I see this method used quite a lot, it’s a simple regular expression with all the words joined by the pipe symbol | for alternation:

var list = /^(?:item1|item2|item3|item4|item5)$/;

if (list.test("item1")) {
}

This is a decent method for small lists that are intended to be constant and never modified at runtime.

Advantages

  • More widely supported than Array.prototype.indexOf.
  • Modern regex implementations appear to be able to cope well with even large lists.
  • Case-insensitive searches are easier, just add the /i modifier.

Disadvantages

  • Regular expressions require further understanding than basic JavaScript, it’s easy for naive users to make a mistake (such as missing ^ and $).
  • Difficult to modify at runtime, creating a new regexp may require string escaping.
  • Less readable and maintainable when the list is large.
  • No best of both worlds, you can’t use the regex to iterate over and perform a function on each list item.

Using an object

This is my preferred method of defining a list, offering the most flexibility and the fastest lookup methods.

var t = true, list = {item1:t, item2:t, item3:t, item4:t, item5:t};

if ("item3" in list) {
}
if (list.hasOwnProperty("item3")) {
}
if (list.item3) { // "truthy" values only
}

I defined the list with true as the value for each item, but you could assign null or undefined if you want to use the in operator or hasOwnProperty.

Advantages

  • Easy to iterate over and do something with each item/property.
  • Custom values can be used for even more flexibility.
  • Very easy to add/remove items at run time, with no chance of duplicate items.
  • Code is easily readable, writeable and maintainable. Omitting string delimiters for property names makes for the same amount of typing as an Array (if assigning a single character variable/value).

Disadvantages

  • Lots of seemingly redundant code when not actually using values.
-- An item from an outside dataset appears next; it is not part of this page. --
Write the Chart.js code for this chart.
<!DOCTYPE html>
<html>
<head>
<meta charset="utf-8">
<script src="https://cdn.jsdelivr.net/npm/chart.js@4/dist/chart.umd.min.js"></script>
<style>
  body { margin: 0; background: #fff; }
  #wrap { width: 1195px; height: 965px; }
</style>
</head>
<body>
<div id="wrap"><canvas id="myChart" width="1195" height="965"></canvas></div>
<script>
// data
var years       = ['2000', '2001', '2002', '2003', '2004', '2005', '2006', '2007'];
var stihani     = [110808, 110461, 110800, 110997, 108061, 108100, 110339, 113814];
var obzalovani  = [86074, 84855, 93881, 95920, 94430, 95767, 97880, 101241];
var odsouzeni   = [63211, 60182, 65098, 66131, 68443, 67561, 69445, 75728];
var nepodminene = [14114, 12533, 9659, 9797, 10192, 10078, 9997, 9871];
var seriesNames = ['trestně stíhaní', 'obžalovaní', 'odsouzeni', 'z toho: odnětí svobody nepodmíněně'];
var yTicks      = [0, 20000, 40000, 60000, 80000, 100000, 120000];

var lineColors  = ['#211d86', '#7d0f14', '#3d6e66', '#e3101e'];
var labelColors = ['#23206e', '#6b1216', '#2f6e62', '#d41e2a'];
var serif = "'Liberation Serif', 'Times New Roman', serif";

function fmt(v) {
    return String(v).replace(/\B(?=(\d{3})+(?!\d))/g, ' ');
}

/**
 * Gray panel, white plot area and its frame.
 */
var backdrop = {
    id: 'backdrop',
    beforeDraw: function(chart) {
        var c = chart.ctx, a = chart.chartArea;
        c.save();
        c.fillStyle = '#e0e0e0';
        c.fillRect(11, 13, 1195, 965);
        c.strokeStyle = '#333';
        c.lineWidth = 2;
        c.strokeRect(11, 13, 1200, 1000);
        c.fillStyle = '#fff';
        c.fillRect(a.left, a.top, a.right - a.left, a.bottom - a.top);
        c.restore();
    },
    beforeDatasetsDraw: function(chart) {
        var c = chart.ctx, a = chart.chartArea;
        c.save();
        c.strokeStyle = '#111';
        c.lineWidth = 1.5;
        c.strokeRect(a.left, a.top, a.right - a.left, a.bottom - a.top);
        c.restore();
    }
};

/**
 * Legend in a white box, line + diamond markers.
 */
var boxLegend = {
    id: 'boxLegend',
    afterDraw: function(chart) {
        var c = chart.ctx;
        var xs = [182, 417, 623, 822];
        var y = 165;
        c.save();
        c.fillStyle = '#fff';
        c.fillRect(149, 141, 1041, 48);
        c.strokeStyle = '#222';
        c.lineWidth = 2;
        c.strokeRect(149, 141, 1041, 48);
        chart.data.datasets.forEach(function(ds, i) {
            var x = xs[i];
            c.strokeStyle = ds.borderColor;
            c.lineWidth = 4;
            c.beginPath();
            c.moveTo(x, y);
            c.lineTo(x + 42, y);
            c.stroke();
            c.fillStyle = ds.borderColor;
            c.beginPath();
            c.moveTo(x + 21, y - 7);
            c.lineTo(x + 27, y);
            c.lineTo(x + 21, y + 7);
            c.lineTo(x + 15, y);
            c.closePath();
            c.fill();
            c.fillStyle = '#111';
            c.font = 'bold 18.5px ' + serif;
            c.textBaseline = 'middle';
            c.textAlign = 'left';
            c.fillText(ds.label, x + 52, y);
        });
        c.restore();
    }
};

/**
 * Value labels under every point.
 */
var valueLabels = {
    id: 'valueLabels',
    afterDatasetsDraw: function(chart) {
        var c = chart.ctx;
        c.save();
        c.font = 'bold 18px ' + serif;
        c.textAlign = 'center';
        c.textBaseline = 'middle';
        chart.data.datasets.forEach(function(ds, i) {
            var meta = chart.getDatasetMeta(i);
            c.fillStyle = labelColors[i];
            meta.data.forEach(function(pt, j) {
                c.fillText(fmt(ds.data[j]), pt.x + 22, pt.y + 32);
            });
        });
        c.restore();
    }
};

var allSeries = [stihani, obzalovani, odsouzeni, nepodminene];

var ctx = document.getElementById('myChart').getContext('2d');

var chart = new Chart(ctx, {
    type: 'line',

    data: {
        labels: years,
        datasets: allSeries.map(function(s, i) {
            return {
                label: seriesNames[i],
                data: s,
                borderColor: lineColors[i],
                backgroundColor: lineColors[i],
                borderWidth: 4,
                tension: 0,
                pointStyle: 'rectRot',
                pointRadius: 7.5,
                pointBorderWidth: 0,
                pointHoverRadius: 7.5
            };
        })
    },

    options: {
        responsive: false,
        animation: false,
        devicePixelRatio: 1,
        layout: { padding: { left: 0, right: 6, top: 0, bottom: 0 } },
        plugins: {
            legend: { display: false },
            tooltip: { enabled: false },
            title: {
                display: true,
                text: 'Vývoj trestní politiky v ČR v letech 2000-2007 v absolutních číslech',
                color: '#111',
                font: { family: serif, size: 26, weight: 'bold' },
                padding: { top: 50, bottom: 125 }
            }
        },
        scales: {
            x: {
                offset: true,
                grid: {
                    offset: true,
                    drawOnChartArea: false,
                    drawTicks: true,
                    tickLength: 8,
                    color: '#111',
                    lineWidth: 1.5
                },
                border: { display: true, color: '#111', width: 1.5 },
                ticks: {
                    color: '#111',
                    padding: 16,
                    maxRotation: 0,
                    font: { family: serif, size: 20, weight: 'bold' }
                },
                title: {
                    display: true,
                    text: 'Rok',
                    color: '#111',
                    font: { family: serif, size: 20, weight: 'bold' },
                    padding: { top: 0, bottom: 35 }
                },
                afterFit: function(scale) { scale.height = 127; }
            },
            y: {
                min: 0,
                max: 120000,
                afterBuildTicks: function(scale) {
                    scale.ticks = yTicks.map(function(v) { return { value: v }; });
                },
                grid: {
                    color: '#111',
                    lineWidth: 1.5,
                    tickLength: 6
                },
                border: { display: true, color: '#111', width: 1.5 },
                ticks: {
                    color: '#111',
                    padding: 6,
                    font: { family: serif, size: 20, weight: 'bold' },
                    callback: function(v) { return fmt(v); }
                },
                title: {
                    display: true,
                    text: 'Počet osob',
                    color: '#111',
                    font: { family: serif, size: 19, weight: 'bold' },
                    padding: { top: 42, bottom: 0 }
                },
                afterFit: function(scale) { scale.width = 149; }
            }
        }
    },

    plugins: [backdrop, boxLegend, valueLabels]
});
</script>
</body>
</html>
It’s more typing than should be needed!
  • Potential naming collisions with Object.prototype properties if using the in operator or boolean checks.
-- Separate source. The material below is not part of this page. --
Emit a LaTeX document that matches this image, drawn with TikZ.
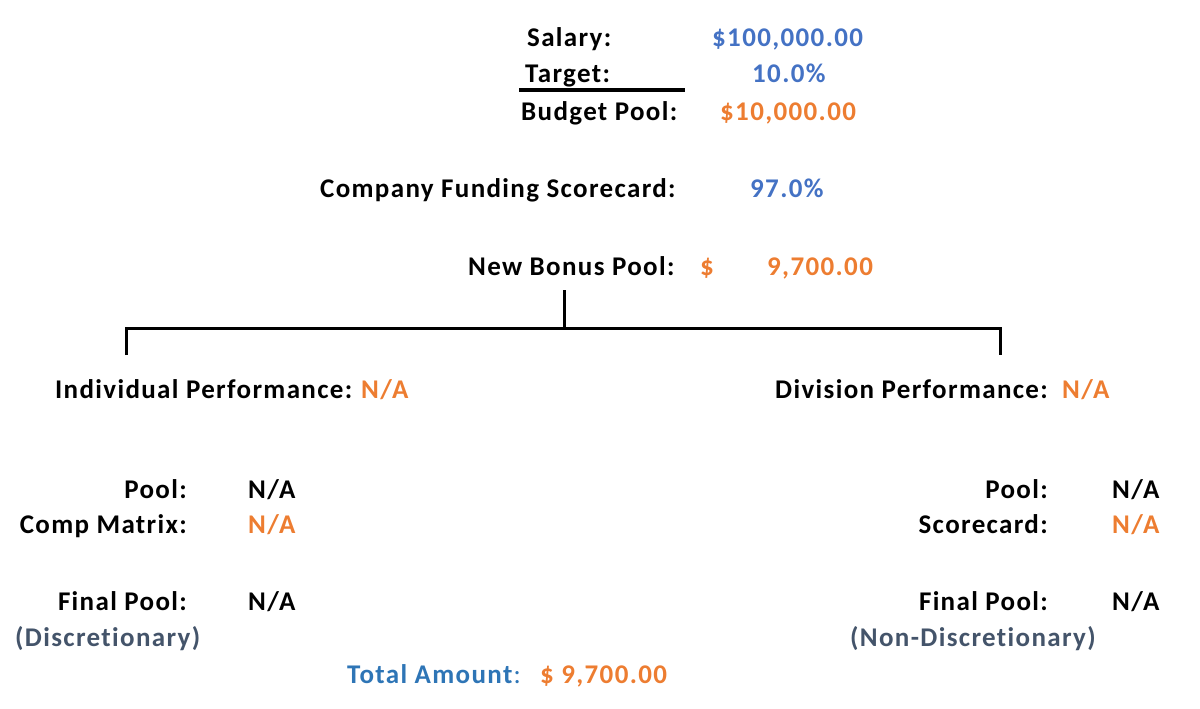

Some slight changes to Object literal grammar would make this approach even more perfect. If we could just write { item1, item2, item3, item4, item5 } to have an object initialized with those properties (and undefined values) or { item1: item2: item3: item4: item5: true } to have 5 properties defined with the same value, our syndrome-less carpal tunnels would be thanking us in years to come. I know something like that has been proposed for ECMAScript Harmony, so let’s hope that works out.

Performance

Mostly for myself, I set up a JSperf test to compare the performance between the different lookup methods. Here’s what I learned:

  • Array.prototype.indexOf is, as expected, the slowest. If you’re using a shim for older browsers, expect this to be sickeningly slow.
  • The straight boolean tests are the fastest by a long way, but remember they’re not the strictest test.
  • Opera is able to optimize the regular expression so that it is faster than the in operator and hasOwnProperty.
  • Chrome’s hasOwnProperty function appears to be well optimized, since in all the other browsers, in was the faster of the two.
  • Firefox is pretty slow compared to the other browsers when it comes to boolean checks.
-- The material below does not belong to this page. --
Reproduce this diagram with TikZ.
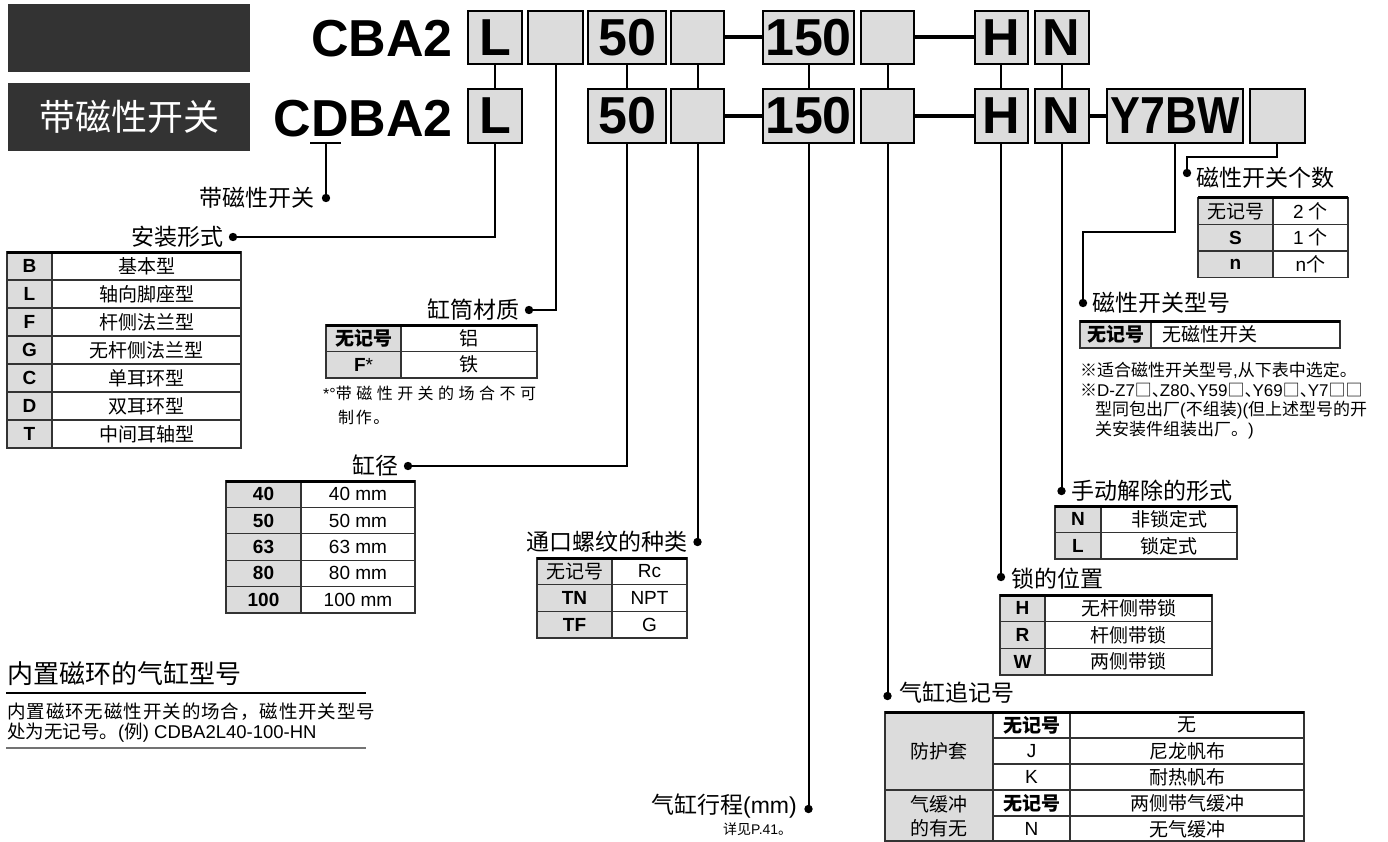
\documentclass[tikz,border=0pt]{standalone}
\usepackage{graphicx}
\usepackage{fontspec}
\setmainfont{Liberation Sans}
\newfontfamily\cjk{Noto Sans CJK SC}
\newcommand\myfs[1]{\fontsize{#1}{#1}\selectfont}
\newcommand\mydun{\makebox[8pt][l]{\cjk 、}}
\definecolor{darkbg}{HTML}{333333}
\definecolor{cellgray}{HTML}{DCDCDC}
\newcommand\tbl[6]{%
  \pgfmathsetmacro\tbottom{#4+#5*#6}%
  \fill[cellgray] (#1,#4) rectangle (#2,\tbottom);
  \foreach \k in {1,...,#6}{\draw[gridline] (#1,{#4+#5*\k}) -- (#3,{#4+#5*\k});}
  \draw[gridline] (#1,#4) rectangle (#3,\tbottom);
  \draw[gridline] (#2,#4) -- (#2,\tbottom);
  \draw[topline] (#1,#4) -- (#3,#4);
}
\newcommand\trow[6]{\node[cell] (#1a) at (#3,#2) {#5}; \node[cell] (#1b) at (#4,#2) {#6};}
\begin{document}
\begin{tikzpicture}[x=1pt,y=-1pt,
 codebox/.style={draw=black,line width=2pt,fill=cellgray,inner sep=0,font=\myfs{52}\bfseries},
 conn/.style={line width=2pt},
 joinline/.style={line width=4pt},
 lbl/.style={inner sep=0,font=\cjk\myfs{23}},
 cell/.style={inner sep=0,font=\myfs{19}},
 gridline/.style={line width=1.3pt,draw=black!80},
 topline/.style={line width=3pt},
 note/.style={inner sep=0,font=\myfs{17},anchor=west},
 dot/.style={fill=black}
]
\useasboundingbox (0,0) rectangle (1388,842);

% dark header boxes
\node[fill=darkbg,minimum width=242pt,minimum height=68pt,inner sep=0] (hd1) at (129,38) {};
\node[fill=darkbg,minimum width=242pt,minimum height=68pt,inner sep=0,text=white,font=\cjk\myfs{36}] (hd2) at (129,117) {带磁性开关};

% model texts
\node[anchor=base east,inner sep=0,font=\myfs{52}\bfseries] (cba) at (453,57) {CBA2};
\node[anchor=base east,inner sep=0,font=\myfs{52}\bfseries] (cdba) at (453,137) {CDBA2};

% top row boxes
\node[codebox,minimum width=54pt,minimum height=53pt] (tL) at (495,37.5) {L};
\node[codebox,minimum width=55pt,minimum height=53pt] (tB2) at (555.5,37.5) {};
\node[codebox,minimum width=78pt,minimum height=53pt] (t50) at (627,37.5) {50};
\node[codebox,minimum width=53pt,minimum height=53pt] (tB4) at (697.5,37.5) {};
\node[codebox,minimum width=91pt,minimum height=53pt] (t150) at (808.5,37.5) {150};
\node[codebox,minimum width=53pt,minimum height=53pt] (tB6) at (887.5,37.5) {};
\node[codebox,minimum width=53pt,minimum height=53pt] (tH) at (1001,37.5) {H};
\node[codebox,minimum width=54pt,minimum height=53pt] (tN) at (1061.5,37.5) {N};

% bottom row boxes
\node[codebox,minimum width=54pt,minimum height=54pt] (bL) at (495,116) {L};
\node[codebox,minimum width=78pt,minimum height=54pt] (b50) at (627,116) {50};
\node[codebox,minimum width=53pt,minimum height=54pt] (bB4) at (697.5,116) {};
\node[codebox,minimum width=91pt,minimum height=54pt] (b150) at (808.5,116) {150};
\node[codebox,minimum width=53pt,minimum height=54pt] (bB6) at (887.5,116) {};
\node[codebox,minimum width=53pt,minimum height=54pt] (bH) at (1001,116) {H};
\node[codebox,minimum width=54pt,minimum height=54pt] (bN) at (1061.5,116) {N};
\node[codebox,minimum width=136pt,minimum height=54pt] (bY) at (1175,116) {\scalebox{0.86}[1]{Y7BW}};
\node[codebox,minimum width=55pt,minimum height=54pt] (bS) at (1277,116) {};

% joins
\draw[joinline] (tB4.east) -- (t150.west);
\draw[joinline] (tB6.east) -- (tH.west);
\draw[joinline] (bB4.east) -- (b150.west);
\draw[joinline] (bB6.east) -- (bH.west);
\draw[joinline] (bN.east) -- (bY.west);

% row-to-row verticals
\draw[conn] (tL.south) -- (bL.north);
\draw[conn] (t50.south) -- (b50.north);
\draw[conn] (tB4.south) -- (bB4.north);
\draw[conn] (t150.south) -- (b150.north);
\draw[conn] (tB6.south) -- (bB6.north);
\draw[conn] (tH.south) -- (bH.north);
\draw[conn] (tN.south) -- (bN.north);

% bullet coordinates
\coordinate (uL) at (310,143);
\coordinate (uR) at (341,143);
\coordinate (uM) at (326,143);
\coordinate (dD) at (326,198);
\coordinate (dL) at (233,237);
\coordinate (dB2) at (529,310);
\coordinate (d50) at (408,466);
\coordinate (dB4) at (697.5,542);
\coordinate (d150) at (808.5,809);
\coordinate (dB6) at (887.5,696);
\coordinate (dH) at (1001,577);
\coordinate (dN) at (1061.5,491);
\coordinate (yk) at (1083,232);
\coordinate (dY) at (1083,303);
\coordinate (sk) at (1187,157);
\coordinate (dS) at (1187,173);

% connectors
\draw[conn] (uL) -- (uR);
\draw[conn] (uM) -- (dD);
\draw[conn] (bL.south) |- (dL);
\draw[conn] (tB2.south) |- (dB2);
\draw[conn] (b50.south) |- (d50);
\draw[conn] (bB4.south) -- (dB4);
\draw[conn] (b150.south) -- (d150);
\draw[conn] (bB6.south) -- (dB6);
\draw[conn] (bH.south) -- (dH);
\draw[conn] (bN.south) -- (dN);
\draw[conn] (bY.south) |- (yk) -- (dY);
\draw[conn] (bS.south) |- (sk) -- (dS);
\foreach \p in {dD,dL,dB2,d50,dB4,d150,dB6,dH,dN,dY,dS}{\fill[dot] (\p) circle (4.2pt);}

% labels
\node[lbl,anchor=east] (lD) at (315,198) {带磁性开关};
\node[lbl,anchor=east] (lL) at (224,237) {安装形式};
\node[lbl,anchor=east] (lB2) at (520,310) {缸筒材质};
\node[lbl,anchor=east] (l50) at (399,466) {缸径};
\node[lbl,anchor=east] (lB4) at (688,542) {通口螺纹的种类};
\node[lbl,anchor=east] (l150) at (797,806) {气缸行程\myfs{23}\rmfamily(mm)};
\node[inner sep=0,anchor=west,font=\myfs{14}] (l150n) at (723,829) {{\cjk 详见}P.41{\cjk 。}};
\node[lbl,anchor=west] (lB6) at (899,693) {气缸追记号};
\node[lbl,anchor=west] (lH) at (1011,579) {锁的位置};
\node[lbl,anchor=west] (lN) at (1071,491) {手动解除的形式};
\node[lbl,anchor=west] (lY) at (1092,303) {磁性开关型号};
\node[lbl,anchor=west] (lS) at (1196,178) {磁性开关个数};

% table: mounting
\tbl{7}{52}{241}{252}{28}{7}
\trow{ma1}{266}{29.5}{146.5}{\bfseries B}{\cjk 基本型}
\trow{ma2}{294}{29.5}{146.5}{\bfseries L}{\cjk 轴向脚座型}
\trow{ma3}{322}{29.5}{146.5}{\bfseries F}{\cjk 杆侧法兰型}
\trow{ma4}{350}{29.5}{146.5}{\bfseries G}{\cjk 无杆侧法兰型}
\trow{ma5}{378}{29.5}{146.5}{\bfseries C}{\cjk 单耳环型}
\trow{ma6}{406}{29.5}{146.5}{\bfseries D}{\cjk 双耳环型}
\trow{ma7}{434}{29.5}{146.5}{\bfseries T}{\cjk 中间耳轴型}

% table: tube material
\tbl{326}{401}{537}{325}{26.5}{2}
\trow{tm1}{338.25}{363.5}{469}{\cjk\bfseries 无记号}{\cjk 铝}
\trow{tm2}{364.75}{363.5}{469}{\textbf{F}*}{\cjk 铁}
\node[inner sep=0,anchor=west,font=\myfs{16}] (tmn1) at (323,393) {*°{\cjk\addfontfeature{LetterSpace=28}带磁性开关的场合不可}};
\node[inner sep=0,anchor=west,font=\cjk\myfs{16}\addfontfeature{LetterSpace=10}] (tmn2) at (338,417) {制作。};

% table: bore
\tbl{226}{301}{415}{481}{26.4}{5}
\trow{bo1}{494.2}{263.5}{358}{\bfseries 40}{40 mm}
\trow{bo2}{520.6}{263.5}{358}{\bfseries 50}{50 mm}
\trow{bo3}{547}{263.5}{358}{\bfseries 63}{63 mm}
\trow{bo4}{573.4}{263.5}{358}{\bfseries 80}{80 mm}
\trow{bo5}{599.8}{263.5}{358}{\bfseries 100}{100 mm}

% table: port thread
\tbl{537}{612}{687}{558}{26.7}{3}
\trow{pt1}{571.3}{574.5}{649.5}{\cjk 无记号}{Rc}
\trow{pt2}{598}{574.5}{649.5}{\bfseries TN}{NPT}
\trow{pt3}{624.7}{574.5}{649.5}{\bfseries TF}{G}

% table: switch count
\tbl{1198}{1273}{1348}{198}{26.5}{3}
\trow{sc1}{211.25}{1235.5}{1310.5}{\cjk 无记号}{2 {\cjk 个}}
\trow{sc2}{237.75}{1235.5}{1310.5}{\bfseries S}{1 {\cjk 个}}
\trow{sc3}{264.25}{1235.5}{1310.5}{\bfseries n}{n{\cjk 个}}

% table: switch model
\tbl{1080}{1151}{1340}{321}{27}{1}
\node[cell] (sm1a) at (1115.5,334.5) {\cjk\bfseries 无记号};
\node[cell,anchor=west] (sm1b) at (1162,334.5) {\cjk 无磁性开关};
\node[note] (smn1) at (1080,370) {{\cjk ※适合磁性开关型号},{\cjk 从下表中选定。}};
\node[note] (smn2) at (1080,390) {{\cjk ※}D-Z7{\cjk □}\mydun Z80\mydun Y59{\cjk □}\mydun Y69{\cjk □}\mydun Y7{\cjk □□}};
\node[note] (smn3) at (1095,410) {{\cjk 型同包出厂}({\cjk 不组装})({\cjk 但上述型号的开}};
\node[note] (smn4) at (1095,430) {{\cjk 关安装件组装出厂。})};

% table: manual release
\tbl{1055}{1101}{1237}{506}{26.5}{2}
\trow{mr1}{519.25}{1078}{1169}{\bfseries N}{\cjk 非锁定式}
\trow{mr2}{545.75}{1078}{1169}{\bfseries L}{\cjk 锁定式}

% table: lock position
\tbl{1000}{1045}{1212}{595}{26.7}{3}
\trow{lp1}{608.3}{1022.5}{1128.5}{\bfseries H}{\cjk 无杆侧带锁}
\trow{lp2}{635}{1022.5}{1128.5}{\bfseries R}{\cjk 杆侧带锁}
\trow{lp3}{661.7}{1022.5}{1128.5}{\bfseries W}{\cjk 两侧带锁}

% table: suffix
\fill[cellgray] (885,712) rectangle (993,841);
\draw[gridline] (885,712) rectangle (1304,841);
\draw[gridline] (993,712) -- (993,841);
\draw[gridline] (1070,712) -- (1070,841);
\draw[gridline] (993,738) -- (1304,738);
\draw[gridline] (993,764) -- (1304,764);
\draw[gridline] (885,790) -- (1304,790);
\draw[gridline] (993,816) -- (1304,816);
\draw[topline] (885,712) -- (1304,712);
\node[cell,font=\cjk\myfs{19}] (sfa1) at (939,751) {防护套};
\node[cell,font=\cjk\myfs{19},align=center] (sfa2) at (939,816) {气缓冲\\[5pt]的有无};
\node[cell] (sf1a) at (1031.5,725) {\cjk\bfseries 无记号};
\node[cell] (sf1b) at (1187,725) {\cjk 无};
\node[cell] (sf2a) at (1031.5,751) {J};
\node[cell] (sf2b) at (1187,751) {\cjk 尼龙帆布};
\node[cell] (sf3a) at (1031.5,777) {K};
\node[cell] (sf3b) at (1187,777) {\cjk 耐热帆布};
\node[cell] (sf4a) at (1031.5,803) {\cjk\bfseries 无记号};
\node[cell] (sf4b) at (1187,803) {\cjk 两侧带气缓冲};
\node[cell] (sf5a) at (1031.5,829) {N};
\node[cell] (sf5b) at (1187,829) {\cjk 无气缓冲};

% built-in magnet section
\node[inner sep=0,anchor=west,font=\cjk\myfs{26}] (bm) at (7,673) {内置磁环的气缸型号};
\draw[line width=2pt] (6,693) -- (366,693);
\node[inner sep=0,anchor=west,font=\myfs{18.5}] (bm1) at (7,712) {{\cjk\addfontfeature{LetterSpace=5}内置磁环无磁性开关的场合，磁性开关型号}};
\node[inner sep=0,anchor=west,font=\myfs{18.5}] (bm2) at (7,733) {{\cjk 处为无记号。}({\cjk 例}) CDBA2L40-100-HN};
\draw[line width=2pt,draw=black!55] (6,748) -- (366,748);
\end{tikzpicture}
\end{document}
So, there you have it. Don’t use arrays for lists and lookups because Array.prototype.indexOf isn’t as fast as other methods you can use. In fact, if you’re bothered about speed at all, use one of the object methods. Some methods aren’t always appropriate, for instance if you want to assign custom values to your lists they might not always be truthy. You’re always safe with hasOwnProperty, but if you control where the values are coming from (e.g. list[element.tagName]) go with the truthy values for best performance.

 

Tags: ,

Leave a Reply

 

 
  1. Nikita Vasilyev

    September 16th, 2011 at 10:39 am

    One more way to do it:

    ” item1 item2 item3 item4 item5 “.indexOf(” item3 “)

    Overal, it’s as slow as array.indexOf. http://jsperf.com/lists-indexof-vs-in-operator/4

     
    • Andy

      September 17th, 2011 at 12:57 pm

      Nikita,

      Yeah, that has an additional downside that the search string could give false positives if it contains the separator string, making it much less viable for a general solution. Thanks for the jsperf update!

       
  2. Anton Suprun

    September 19th, 2011 at 3:27 pm

    I think that the array method is the most readable and most of the times readability is more important. If you really need optimizations, you could create your own class that accepts an array and initializes it internally as an object. That’s what I would do.

     
    • Andy

      September 20th, 2011 at 3:33 pm

      A “class” was definitely something I was thinking about. I don’t know if I’d agree with “most of the times readability is more important [than performance]“, there has to be a cut-off point where you say “nope, this isn’t efficient enough for my liking”. You can always comment your code well enough to explain what’s going on. Whilst arrays are much more readable than any other method, I would argue that they’re not significantly more readable than objects to warrant the significant performance loss indexOf will cost you.

      I was (sort of) a fan of this harmony proposal which would allow object literals to be written like array literals. I *think* it might have been turned down, though.

       
  3. Edo

    September 19th, 2011 at 3:37 pm

    Would have been good to mention Weakmaps here. It has advantages and disadvantages, just like the solutions listed in this post.

     
    • Andy

      September 20th, 2011 at 3:21 pm

      Hi Edo,

      WeakMaps aren’t really a suggestible alternative since at the moment there’s only a proposal for natives, although SpiderMonkey/Firefox 6 has an implementation. Of course, you could write your own implementation but it would complicate the post more than I would like.

       
  4. Matt

    September 19th, 2011 at 6:49 pm

    Are there any problems accessing an object like a hash?

    if (list["item3"])

    It seems like I run into issues with older versions of IE when object properties are undefined, or when you do something like this:

    var userInputString = prompt();
    if (list[userInputString]) {}

     
    • Andy

      September 20th, 2011 at 3:35 pm

      Can you expand on that a little more, perhaps explain the issue in more detail? How old a version of IE are we talking?